Юрий Аркадьевич Карабчиевский
Воскресение Маяковского
© Карабчиевский Ю.А., наследник.
© Тимофеева О.В., предисловие.
© Бондаренко А.Л., художественное оформление.
© ООО “Издательство АСТ”.
Поэт катастрофы
Когда Карабчиевский первый раз пришел в редакцию критики и литературоведения «Советского писателя», никто сначала не опознал в этом узкоплечем человеке с мягким взглядом и обволакивающим голосом автора «Воскресения Маяковского». Он мнился фигурой совершенно другого размера и поведения – казалось, резкий, суровый, беспощадный текст принадлежит громогласному и уверенному в своей правоте человеку. Юрий Аркадьевич, как выяснилось, был из людей сомневающихся, драматично ощущающих жизнь всеми пятью чувствами, и явно обладал шестым. Как ни любил он слово и литературу, действительность для него была первостепенна, хотя и мало к нему расположена. Поэт, правдолюбец, еврей – он часто натыкался на ее шипы и подводные камни. После 1968 года, ввода советских танков в Чехословакию, он перестал печатать в России даже то немногое, что писал. Международную известность (не громкую) ему принесла публикация в «МетрОполе», а настоящую славу – написанное в 1983 году, изданное в Мюнхене в 1985-м, отмеченное премией имени Владимира Даля в 1986-м, взбудоражившее советского читателя в 1990-м – «Воскресение Маяковского». Редактором этого издания я и была.
Человеком Карабчиевский был трезвым (и очень умным), поэтому понимал, что в большой мере «его Маяковский нужен потому, что скандален. Остальное не прочтут». Однако на волне успеха «Воскресения», когда его звали всюду и привечали даже на всевластном тогда телевидении, прочли и его прозу – «Жизнь Александра Зильбера» (1975), «Тоска по Армении» (1978), «Незабвенный Мишуня» (1986). Впрочем, хотя читатели и признали его несомненный талант, в том числе публицистический, популярность долго не продержалась – нераспроданный тираж пронзительной «Тоски по дому» после его похорон пошел под нож, а книгу стихов «Прощание с друзьями» ему пришлось выпускать за свой счет тиражом 500 экземпляров.

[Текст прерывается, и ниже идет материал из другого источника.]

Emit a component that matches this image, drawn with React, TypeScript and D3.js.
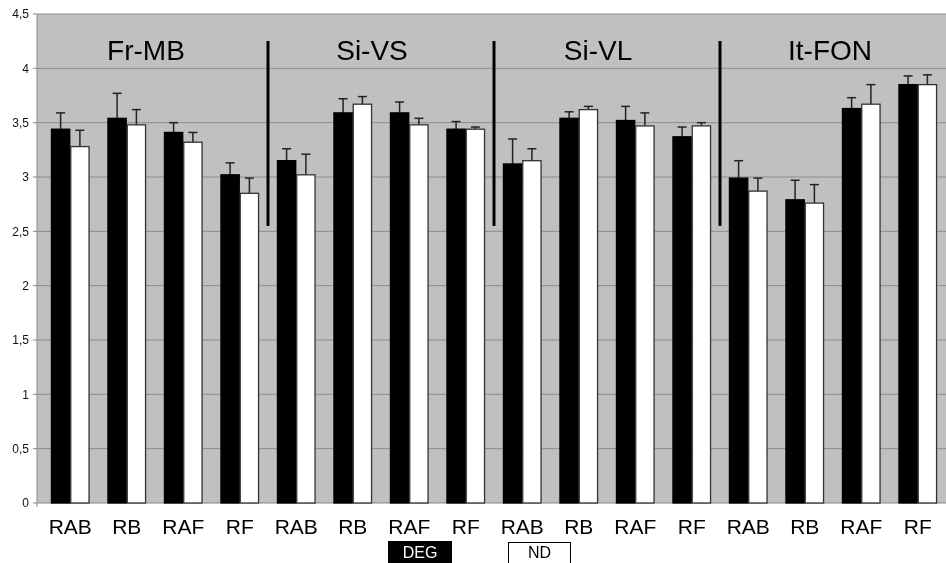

Возможно, что после нынешнего (третьего) переиздания легендарного «Маяковского» прозаическим книгам писателя вновь «наступит свой черед». И главное – «Воскресение» прочтут точнее: как книгу о любви, а не о ненависти.

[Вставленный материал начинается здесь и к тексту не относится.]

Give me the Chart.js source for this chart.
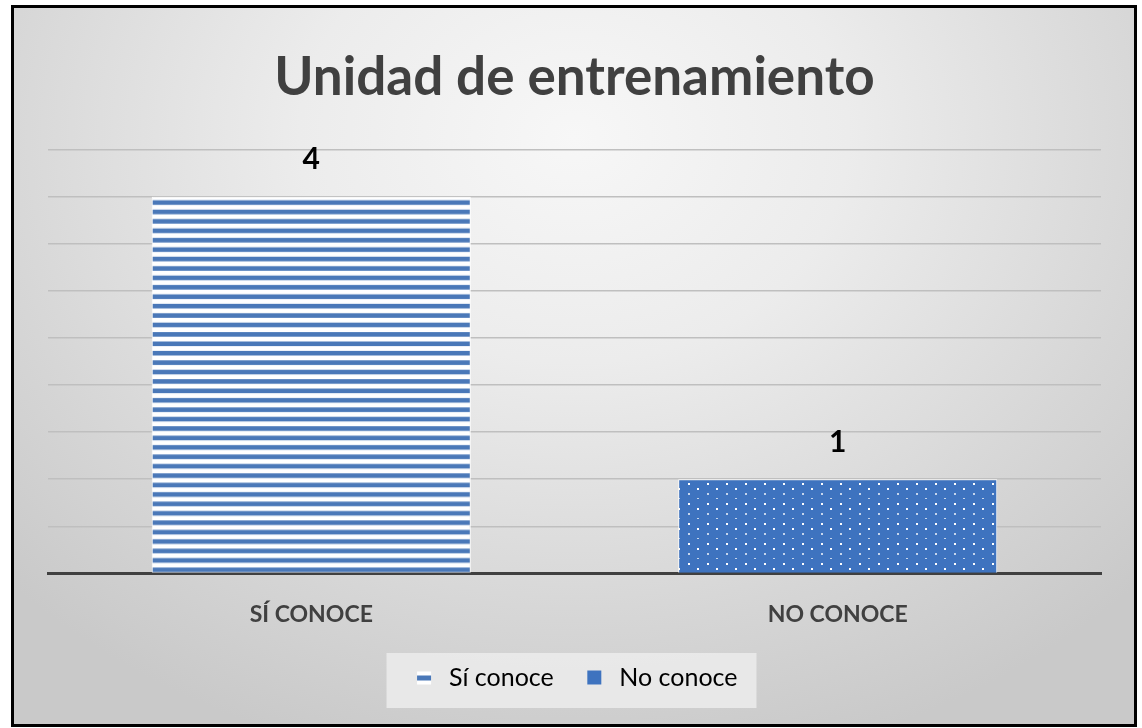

Карабчиевский всегда писал о том, что хорошо знал, а хорошо узнать человека, тем более поэта, без любовного внимания к нему довольно трудно. Другое дело, что пристальный взгляд часто приводит к разочарованию, как в этом случае. Любовь к Маяковскому, сначала романтическая, по-юношески безоглядная, сменилась ревнивой и пристрастной, от которой недалеко до желания разобраться в чувстве, перевернувшем жизнь. Автор предупреждал своих критиков, что, приветствуя всех оппонентов, не примет единственного обвинения – в ненависти к Маяковскому, что «жесткость и даже порой жестокость к своему герою вовсе не означает ненависти к нему», что «если перечислить все оттенки того непростого чувства, какое испытывает автор к герою, то слово «любовь» займет свое место и даже, может быть, не последнее».
Кстати, главы о любви и женщинах Маяковского в советские времена были самыми шокирующими. Ведь Карабчиевский печатался в основном за границей, и у него не было оглядки на ханжескую советскую цензуру, которая бы в жизни не допустила столь пристального взгляда на отношения с «переменчивой, умной, жгучей» Лилей Брик, на страсти по Татьяне Яковлевой, изломанные отношения с Вероникой Полонской. Это сейчас нам, закаленным публичными откровениями, кажутся естественными для исследователя разговоры о «странном тройном союзе», о друзьях-соперниках, о счетах с женщинами, параноидальной боязни смерти, но тогда обвинение автора в подглядывании в замочную скважину было из самых ходовых. С чем он категорически не соглашался тогда, и нельзя согласиться сейчас: «Маяковский сделал все возможное, чтобы самые интимные детали его жизни могли обсуждаться как общественные явления, как исторические события, как факты жизни страны». Конечно, автором двигало желание рассказать не просто о том, о чем не рассказано, а еще и о том, о чем говорить нельзя. Ведь его главный пафос – не разоблачить Маяковского, но стереть с него глянец, нанесенный многочисленными доброхотами, делавшими карьеру на имени «лучшего и талантливейшего». Разобраться в том, что про поэта наговорено, что говорил сам поэт и как его слова отзывались в реальности. Ну и, конечно, очистить восприятие стихов Маяковского от эманации его личности, сильнейшей при авторском чтении.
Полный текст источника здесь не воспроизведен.